Point $D$ In $\triangle{ABC}$ such that $\angle{DBC}=\angle{DCB}=10^{\circ}, \angle{BAD}=20^{\circ}, \angle{DAC}=40^{\circ}$, show that $AD=AC$. Wonder if there is pure geometric approach to prove this statement?

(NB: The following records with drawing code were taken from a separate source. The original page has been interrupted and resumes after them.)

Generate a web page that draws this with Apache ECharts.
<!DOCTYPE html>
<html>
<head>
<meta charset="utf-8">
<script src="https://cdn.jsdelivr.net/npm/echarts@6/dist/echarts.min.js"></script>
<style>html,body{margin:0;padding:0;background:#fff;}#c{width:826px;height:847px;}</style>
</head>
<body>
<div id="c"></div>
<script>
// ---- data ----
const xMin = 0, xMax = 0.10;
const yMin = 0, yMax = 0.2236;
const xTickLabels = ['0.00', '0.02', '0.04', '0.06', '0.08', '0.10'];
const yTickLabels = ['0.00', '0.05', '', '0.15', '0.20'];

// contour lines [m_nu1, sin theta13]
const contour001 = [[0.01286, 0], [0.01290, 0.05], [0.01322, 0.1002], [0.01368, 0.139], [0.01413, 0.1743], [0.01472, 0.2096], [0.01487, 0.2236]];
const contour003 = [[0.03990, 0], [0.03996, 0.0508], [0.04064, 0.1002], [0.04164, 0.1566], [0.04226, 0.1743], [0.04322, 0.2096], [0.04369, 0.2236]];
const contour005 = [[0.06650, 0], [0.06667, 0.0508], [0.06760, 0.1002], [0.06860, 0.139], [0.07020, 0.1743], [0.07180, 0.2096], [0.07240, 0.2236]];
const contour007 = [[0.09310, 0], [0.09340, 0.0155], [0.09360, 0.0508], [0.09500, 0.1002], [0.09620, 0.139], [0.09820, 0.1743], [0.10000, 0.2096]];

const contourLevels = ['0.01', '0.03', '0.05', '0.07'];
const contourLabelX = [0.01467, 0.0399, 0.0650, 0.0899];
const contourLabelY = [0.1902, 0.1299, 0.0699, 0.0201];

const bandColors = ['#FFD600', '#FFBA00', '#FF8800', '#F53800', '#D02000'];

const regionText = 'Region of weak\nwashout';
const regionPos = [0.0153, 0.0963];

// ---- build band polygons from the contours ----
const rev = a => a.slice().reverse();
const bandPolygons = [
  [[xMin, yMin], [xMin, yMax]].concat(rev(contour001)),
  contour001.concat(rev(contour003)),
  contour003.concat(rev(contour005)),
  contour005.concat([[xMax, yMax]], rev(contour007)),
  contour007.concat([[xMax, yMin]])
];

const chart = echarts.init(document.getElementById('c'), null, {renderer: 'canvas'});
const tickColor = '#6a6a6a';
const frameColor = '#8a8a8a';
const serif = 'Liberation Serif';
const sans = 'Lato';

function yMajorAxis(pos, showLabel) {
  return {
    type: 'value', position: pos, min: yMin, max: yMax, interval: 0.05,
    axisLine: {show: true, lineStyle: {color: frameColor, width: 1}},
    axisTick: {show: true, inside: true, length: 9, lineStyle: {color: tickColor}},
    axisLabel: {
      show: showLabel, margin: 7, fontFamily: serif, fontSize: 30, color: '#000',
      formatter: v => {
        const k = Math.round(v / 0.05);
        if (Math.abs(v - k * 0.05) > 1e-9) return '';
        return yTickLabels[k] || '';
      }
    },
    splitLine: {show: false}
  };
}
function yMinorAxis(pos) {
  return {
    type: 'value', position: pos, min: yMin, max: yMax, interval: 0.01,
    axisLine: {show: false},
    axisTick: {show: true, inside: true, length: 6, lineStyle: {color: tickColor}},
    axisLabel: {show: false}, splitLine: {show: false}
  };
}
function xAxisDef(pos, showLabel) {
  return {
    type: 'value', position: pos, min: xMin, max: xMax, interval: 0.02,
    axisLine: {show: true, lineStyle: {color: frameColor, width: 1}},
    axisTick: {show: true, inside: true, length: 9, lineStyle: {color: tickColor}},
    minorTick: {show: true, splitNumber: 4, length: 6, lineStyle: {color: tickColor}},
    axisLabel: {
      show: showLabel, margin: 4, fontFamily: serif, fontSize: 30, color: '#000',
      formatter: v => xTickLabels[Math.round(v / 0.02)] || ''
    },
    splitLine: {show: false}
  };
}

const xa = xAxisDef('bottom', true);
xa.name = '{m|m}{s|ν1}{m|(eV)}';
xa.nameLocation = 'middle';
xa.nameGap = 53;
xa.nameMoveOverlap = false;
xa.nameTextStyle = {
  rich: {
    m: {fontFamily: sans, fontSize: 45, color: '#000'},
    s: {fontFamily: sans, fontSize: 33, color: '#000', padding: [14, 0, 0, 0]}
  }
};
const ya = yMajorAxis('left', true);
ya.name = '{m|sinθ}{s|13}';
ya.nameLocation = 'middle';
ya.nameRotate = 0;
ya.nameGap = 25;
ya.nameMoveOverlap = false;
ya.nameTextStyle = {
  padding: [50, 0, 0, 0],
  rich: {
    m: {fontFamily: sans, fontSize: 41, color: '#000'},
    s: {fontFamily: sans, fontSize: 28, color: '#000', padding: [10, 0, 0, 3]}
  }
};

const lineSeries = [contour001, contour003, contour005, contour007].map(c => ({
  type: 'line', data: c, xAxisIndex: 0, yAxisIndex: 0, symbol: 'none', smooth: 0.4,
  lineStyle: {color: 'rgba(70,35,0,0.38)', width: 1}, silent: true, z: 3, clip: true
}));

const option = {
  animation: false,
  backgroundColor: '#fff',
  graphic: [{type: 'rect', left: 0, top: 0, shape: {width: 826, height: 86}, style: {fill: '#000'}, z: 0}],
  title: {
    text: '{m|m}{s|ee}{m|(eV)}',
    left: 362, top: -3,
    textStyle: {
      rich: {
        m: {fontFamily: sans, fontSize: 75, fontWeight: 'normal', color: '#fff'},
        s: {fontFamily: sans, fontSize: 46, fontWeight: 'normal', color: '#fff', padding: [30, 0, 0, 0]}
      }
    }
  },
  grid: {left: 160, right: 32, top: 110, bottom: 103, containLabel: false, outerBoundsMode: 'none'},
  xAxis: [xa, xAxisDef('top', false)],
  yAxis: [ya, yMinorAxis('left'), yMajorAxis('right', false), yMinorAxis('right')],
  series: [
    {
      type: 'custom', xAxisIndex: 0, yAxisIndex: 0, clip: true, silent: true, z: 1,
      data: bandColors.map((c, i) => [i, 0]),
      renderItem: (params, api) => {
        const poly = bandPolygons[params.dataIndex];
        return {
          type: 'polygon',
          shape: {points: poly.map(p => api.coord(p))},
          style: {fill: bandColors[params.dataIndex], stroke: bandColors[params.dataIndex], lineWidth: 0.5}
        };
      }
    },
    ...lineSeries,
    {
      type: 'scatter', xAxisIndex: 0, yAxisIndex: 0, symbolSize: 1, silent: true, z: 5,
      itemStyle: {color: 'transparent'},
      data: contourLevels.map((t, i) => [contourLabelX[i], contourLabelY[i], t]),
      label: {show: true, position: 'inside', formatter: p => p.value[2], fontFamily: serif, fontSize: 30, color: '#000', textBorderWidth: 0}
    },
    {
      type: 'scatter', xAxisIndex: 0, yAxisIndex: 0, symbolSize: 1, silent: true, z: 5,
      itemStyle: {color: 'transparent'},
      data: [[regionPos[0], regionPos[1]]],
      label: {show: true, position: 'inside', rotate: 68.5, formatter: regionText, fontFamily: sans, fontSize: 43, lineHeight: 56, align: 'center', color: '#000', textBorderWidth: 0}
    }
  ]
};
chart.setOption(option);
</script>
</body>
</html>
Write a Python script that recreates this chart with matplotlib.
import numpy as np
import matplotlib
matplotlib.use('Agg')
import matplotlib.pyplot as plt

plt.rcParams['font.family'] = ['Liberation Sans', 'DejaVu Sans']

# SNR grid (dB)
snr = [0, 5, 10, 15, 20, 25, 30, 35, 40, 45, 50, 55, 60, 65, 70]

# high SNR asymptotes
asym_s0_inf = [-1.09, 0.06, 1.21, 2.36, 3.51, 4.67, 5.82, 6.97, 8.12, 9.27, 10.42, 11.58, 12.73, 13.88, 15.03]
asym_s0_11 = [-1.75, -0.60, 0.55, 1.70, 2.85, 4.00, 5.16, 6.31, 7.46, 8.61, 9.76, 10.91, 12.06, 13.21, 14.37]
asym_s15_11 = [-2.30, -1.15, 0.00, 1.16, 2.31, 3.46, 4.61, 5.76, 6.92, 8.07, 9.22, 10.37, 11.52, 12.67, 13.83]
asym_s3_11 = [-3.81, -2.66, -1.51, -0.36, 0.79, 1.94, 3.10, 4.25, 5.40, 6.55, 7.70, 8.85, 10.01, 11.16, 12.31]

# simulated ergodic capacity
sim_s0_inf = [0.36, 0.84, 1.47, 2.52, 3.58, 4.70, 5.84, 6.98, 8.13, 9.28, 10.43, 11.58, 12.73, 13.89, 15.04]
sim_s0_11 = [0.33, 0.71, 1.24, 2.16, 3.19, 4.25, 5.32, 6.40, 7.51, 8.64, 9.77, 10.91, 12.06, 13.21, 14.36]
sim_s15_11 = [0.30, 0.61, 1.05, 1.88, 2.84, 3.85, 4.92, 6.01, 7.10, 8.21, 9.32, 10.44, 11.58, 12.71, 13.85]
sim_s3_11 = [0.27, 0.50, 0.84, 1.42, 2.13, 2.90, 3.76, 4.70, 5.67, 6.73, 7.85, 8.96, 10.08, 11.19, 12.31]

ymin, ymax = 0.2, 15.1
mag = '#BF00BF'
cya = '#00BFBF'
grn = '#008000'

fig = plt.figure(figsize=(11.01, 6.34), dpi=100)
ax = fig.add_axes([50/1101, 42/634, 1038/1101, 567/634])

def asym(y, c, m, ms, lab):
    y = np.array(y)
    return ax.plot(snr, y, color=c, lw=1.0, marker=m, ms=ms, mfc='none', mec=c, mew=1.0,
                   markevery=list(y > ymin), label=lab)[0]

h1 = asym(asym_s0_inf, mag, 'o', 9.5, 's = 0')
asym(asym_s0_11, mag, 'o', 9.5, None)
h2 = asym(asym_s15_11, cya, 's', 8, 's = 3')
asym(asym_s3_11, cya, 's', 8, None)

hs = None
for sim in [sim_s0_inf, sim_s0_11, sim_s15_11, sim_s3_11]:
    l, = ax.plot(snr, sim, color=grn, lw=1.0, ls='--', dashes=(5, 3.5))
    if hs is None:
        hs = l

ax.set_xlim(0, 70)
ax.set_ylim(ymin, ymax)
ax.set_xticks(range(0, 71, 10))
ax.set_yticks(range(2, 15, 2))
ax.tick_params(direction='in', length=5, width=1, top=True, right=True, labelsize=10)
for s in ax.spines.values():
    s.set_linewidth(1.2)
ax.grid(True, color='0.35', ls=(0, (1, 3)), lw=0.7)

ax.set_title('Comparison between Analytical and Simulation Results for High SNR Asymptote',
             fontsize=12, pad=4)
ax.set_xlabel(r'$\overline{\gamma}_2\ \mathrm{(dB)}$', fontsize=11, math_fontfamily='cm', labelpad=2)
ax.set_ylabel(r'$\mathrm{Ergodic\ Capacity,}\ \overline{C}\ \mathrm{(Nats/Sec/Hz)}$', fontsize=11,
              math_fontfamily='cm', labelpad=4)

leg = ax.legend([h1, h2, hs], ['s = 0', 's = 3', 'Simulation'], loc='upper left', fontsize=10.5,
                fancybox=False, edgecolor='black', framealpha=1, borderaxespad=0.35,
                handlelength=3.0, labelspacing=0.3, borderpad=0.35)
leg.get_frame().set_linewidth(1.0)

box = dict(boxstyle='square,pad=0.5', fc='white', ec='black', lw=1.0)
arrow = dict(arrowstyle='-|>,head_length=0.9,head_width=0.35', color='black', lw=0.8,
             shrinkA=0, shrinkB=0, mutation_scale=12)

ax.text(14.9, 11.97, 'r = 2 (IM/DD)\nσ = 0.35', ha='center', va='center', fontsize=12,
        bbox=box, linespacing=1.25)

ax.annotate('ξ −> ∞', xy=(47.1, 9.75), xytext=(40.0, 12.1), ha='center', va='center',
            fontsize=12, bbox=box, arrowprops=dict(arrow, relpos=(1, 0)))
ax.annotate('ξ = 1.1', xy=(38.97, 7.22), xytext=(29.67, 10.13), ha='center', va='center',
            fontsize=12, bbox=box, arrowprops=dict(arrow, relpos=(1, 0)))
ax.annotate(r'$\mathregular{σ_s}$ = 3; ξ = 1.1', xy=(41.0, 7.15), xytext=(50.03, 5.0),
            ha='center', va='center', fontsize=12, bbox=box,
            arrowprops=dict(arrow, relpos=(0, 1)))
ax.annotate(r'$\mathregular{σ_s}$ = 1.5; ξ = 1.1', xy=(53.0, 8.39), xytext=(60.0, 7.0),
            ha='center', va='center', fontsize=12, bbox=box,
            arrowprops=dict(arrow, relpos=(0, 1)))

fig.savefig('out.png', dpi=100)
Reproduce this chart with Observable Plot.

Thanks
For trigonometric solution, apply Ceva's theorem in angles:
Let $\angle{ABD}=x$
$$
\begin{multline}\nonumber
\shoveleft \dfrac{\sin20}{\sin40} \dfrac{\sin(100-x)}{\sin10} \dfrac{\sin10}{\sin x}=1 \\
\shoveleft \implies \dfrac{\sin(100-x)}{2\sin x \cdot \cos20}=1 \\
\shoveleft \implies \cos(x-10)=2\sin x \cdot \cos20\\
\shoveleft \implies \cos x \cdot \cos10+\sin x \cdot \sin10=2\cos20 \cdot \sin x\\
\shoveleft \implies \tan x = \dfrac{\cos10}{2\cos20-\sin10}=\dfrac{\sin30 \cdot \cos10}{\cos20 -\sin30 \cdot \sin10}\\
\shoveleft =\dfrac{\sin30 \cdot \cos10}{\cos20-\tfrac{1}{2}(\cos20 + \cos40)}=\dfrac{\sin30 \cdot \cos10}{\tfrac{1}{2}(\cos20-\cos40)}\\
\shoveleft = \dfrac{\sin30 \cdot \cos10}{\cos30 \cdot \cos10}=\tan30 \implies x=30^{\circ} \implies \angle{ACD}=70^{\circ} \implies AC=AD \blacksquare
\end{multline}
$$
Best Answer
Let $E$ be a point on the circumcircle of $ABD$ such that $DB=DE$. Then $\angle DBE = \angle BAD = 20^\circ$. Note that $B, C, E$ lie on a circle with center $D$. Hence $\angle CDE = 2\angle CBE = 2\cdot 30^\circ = 60^\circ$. It follows that triangle $CDE$ is equilateral. In particular, $DE=CE$. Since $\angle DAE = 20^\circ$, we also have $\angle EAC = 20^\circ$. This shows that $E$ lies both on the internal bisector of $\angle DAC$ and on the perpendicular bisector of $CD$. This can only happen if $AD=AC$ or if $AD\neq AC$ and $E$ is the midpoint of the arc $CD$ of the circumcircle of $ADC$ (but this is not the case since $E$ and $A$ lie on the same side of the line $CD$). Therefore $AD=AC$.